I'm new to pandas and I have a question.
I have a dataframe like
Code Keywords
A Real estate, loan, building, office, land, warehouse
B Real Estate Lease , Real Estate, building, Office, Warehouse, rental, Tenant, broker advisor, Real Estate Lease , Lease and rent
C Transport Air freight, shift, cargo, truck, insurance, Transport Insurance, Transport
D Transport, shift, cargo, truck, insurance, Transport Insurance
and I should remove duplicates on "Keywords" column, no matter if the duplicates are on the same row or on 3 different rows.
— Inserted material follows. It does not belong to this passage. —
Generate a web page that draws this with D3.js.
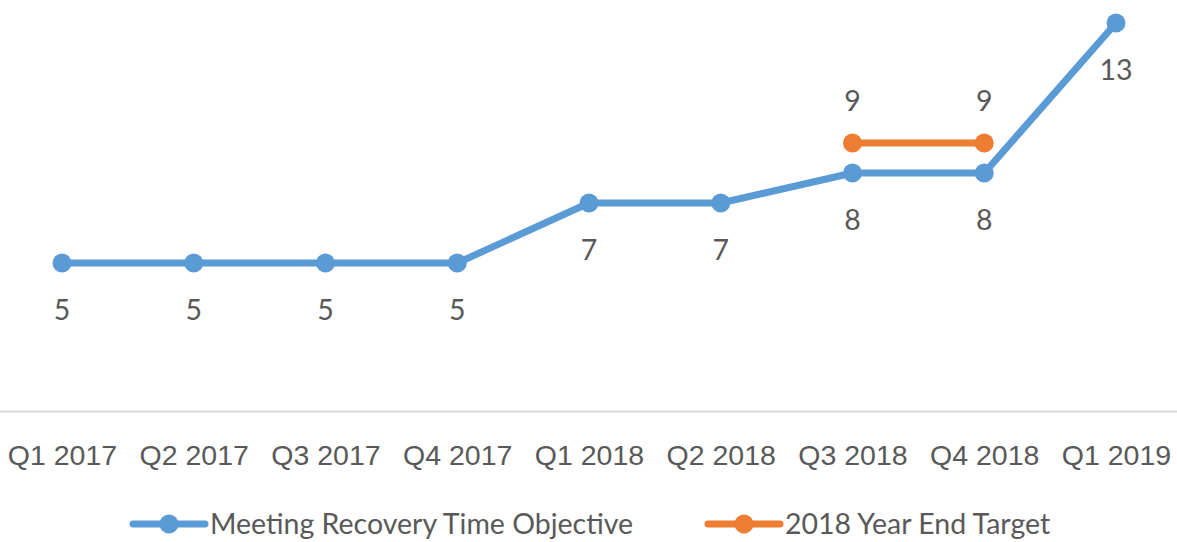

No matter if it is written "warehouse" or "Warehouse" Everything value duplicated is removed
The result should look like this:
Code Keywords
A loan, land
B Real Estate Lease, rental, Tenant, broker advisor, Real Estate Lease , Lease and rent
C Transport Air freight
D
For instance, column "D" will not have keywords at all, because all of them have duplicates on other rows
Thank you
CodePudding user response:
One way using pandas.Series.str.split
with explode
:
m = df["Keywords"].str.split("\s*,\s*").explode()
m = m[~m.str.lower().duplicated(False)]
df["Keywords"] = m.groupby(m.index).apply(", ".join)
df = df.fillna("")
Output:
Code Keywords
0 A loan, land
1 B rental, Tenant, broker advisor, Lease and rent
2 C Transport Air freight
3 D